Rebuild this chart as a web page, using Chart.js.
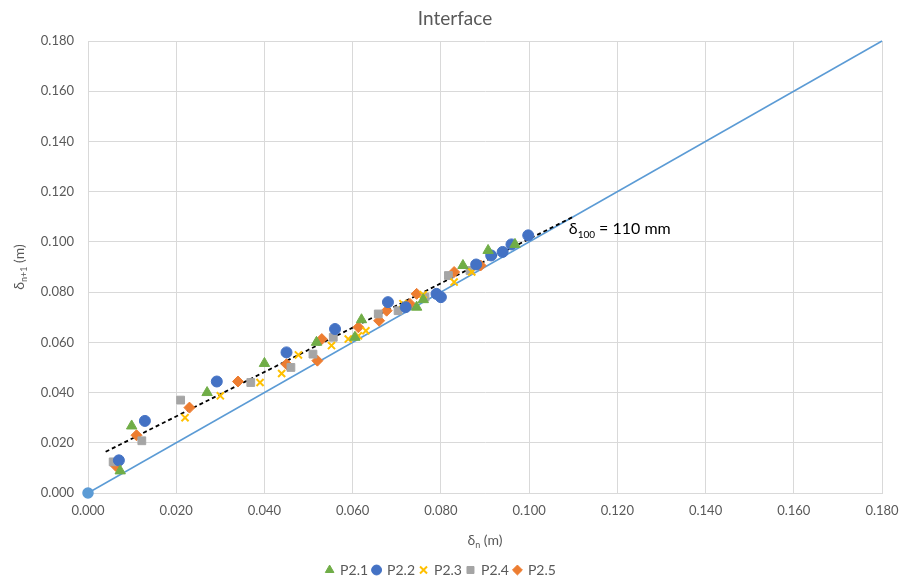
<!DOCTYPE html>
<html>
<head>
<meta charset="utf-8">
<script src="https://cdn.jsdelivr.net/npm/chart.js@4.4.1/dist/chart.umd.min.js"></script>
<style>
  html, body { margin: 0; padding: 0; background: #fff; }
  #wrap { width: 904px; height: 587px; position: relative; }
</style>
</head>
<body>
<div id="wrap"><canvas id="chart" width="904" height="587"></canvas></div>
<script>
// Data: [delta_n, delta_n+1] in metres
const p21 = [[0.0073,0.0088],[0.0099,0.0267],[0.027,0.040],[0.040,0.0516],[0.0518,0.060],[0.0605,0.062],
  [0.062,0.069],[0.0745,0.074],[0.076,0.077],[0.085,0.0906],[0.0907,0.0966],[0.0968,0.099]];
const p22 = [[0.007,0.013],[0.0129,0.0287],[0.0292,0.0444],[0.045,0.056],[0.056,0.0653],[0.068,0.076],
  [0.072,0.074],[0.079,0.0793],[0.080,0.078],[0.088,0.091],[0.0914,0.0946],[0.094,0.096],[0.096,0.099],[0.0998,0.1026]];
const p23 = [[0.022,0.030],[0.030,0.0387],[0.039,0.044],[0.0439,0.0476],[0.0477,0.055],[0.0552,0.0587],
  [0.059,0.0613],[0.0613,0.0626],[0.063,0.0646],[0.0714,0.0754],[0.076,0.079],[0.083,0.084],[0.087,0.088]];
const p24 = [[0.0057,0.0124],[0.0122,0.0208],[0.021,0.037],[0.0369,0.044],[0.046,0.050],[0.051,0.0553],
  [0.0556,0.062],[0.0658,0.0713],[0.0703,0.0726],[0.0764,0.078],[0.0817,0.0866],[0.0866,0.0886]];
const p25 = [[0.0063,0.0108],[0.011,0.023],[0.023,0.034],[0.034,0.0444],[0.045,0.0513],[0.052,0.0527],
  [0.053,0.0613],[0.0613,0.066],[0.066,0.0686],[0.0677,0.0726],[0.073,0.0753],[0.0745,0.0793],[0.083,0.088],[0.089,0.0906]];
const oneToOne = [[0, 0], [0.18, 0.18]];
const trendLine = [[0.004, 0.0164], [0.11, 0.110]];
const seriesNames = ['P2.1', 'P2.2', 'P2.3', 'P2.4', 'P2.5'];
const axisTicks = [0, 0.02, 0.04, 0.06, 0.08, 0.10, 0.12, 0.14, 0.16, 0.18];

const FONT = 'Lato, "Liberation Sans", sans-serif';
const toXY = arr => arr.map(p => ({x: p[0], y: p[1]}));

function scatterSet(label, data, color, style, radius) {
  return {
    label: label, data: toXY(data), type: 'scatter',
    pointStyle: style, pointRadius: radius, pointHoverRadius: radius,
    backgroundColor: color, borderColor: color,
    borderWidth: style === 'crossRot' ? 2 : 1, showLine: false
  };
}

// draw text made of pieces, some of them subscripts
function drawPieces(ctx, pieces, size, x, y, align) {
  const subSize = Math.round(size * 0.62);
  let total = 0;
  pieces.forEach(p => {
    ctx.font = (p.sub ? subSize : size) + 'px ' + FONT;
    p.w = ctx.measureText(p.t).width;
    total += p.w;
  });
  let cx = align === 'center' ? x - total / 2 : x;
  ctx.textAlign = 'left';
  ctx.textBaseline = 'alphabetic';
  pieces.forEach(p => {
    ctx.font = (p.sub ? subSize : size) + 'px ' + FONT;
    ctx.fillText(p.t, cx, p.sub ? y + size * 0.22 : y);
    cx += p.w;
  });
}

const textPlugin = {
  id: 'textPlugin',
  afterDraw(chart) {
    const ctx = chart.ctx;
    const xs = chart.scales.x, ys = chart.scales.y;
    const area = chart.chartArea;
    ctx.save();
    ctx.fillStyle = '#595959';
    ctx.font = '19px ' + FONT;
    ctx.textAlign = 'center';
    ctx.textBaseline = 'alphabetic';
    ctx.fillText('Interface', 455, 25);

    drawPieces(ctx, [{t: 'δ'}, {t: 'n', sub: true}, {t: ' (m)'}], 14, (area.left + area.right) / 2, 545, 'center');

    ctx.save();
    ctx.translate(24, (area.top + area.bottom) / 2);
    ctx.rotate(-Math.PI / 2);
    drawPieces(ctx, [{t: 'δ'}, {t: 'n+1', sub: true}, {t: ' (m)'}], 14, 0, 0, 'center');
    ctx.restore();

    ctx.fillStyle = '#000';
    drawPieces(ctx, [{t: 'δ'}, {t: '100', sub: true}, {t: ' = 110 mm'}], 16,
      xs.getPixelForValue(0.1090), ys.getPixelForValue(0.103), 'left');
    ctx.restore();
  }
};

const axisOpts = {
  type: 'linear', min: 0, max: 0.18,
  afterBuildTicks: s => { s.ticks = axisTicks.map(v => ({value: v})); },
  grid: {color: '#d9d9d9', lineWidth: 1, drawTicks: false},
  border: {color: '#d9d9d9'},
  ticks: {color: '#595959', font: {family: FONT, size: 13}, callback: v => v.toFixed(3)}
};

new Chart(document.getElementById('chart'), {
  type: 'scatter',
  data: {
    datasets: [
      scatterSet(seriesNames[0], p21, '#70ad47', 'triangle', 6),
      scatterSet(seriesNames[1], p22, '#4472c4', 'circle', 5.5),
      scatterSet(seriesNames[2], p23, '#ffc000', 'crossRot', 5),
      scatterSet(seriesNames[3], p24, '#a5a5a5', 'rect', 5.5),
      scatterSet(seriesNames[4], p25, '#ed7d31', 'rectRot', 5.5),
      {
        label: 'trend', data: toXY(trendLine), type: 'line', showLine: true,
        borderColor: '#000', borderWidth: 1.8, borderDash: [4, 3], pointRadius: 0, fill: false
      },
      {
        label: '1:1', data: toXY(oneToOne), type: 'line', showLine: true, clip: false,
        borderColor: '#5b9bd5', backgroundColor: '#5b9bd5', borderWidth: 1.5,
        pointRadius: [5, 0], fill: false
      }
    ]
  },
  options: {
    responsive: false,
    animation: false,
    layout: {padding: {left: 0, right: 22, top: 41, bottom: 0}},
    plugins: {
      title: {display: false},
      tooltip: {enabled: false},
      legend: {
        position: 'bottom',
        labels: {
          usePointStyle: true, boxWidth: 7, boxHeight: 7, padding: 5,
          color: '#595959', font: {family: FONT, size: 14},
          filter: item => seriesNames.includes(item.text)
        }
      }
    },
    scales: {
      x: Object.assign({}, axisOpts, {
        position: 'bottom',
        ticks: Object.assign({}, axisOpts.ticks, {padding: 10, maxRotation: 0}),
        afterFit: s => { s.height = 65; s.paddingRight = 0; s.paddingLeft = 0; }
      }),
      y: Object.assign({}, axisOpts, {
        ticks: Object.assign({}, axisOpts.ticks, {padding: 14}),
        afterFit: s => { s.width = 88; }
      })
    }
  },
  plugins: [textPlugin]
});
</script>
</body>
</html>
_ _ _ _
▶ _Objective_: The word "chart" appears in how many lines of the data? Answer with only the number.

▶ _The reply_: 8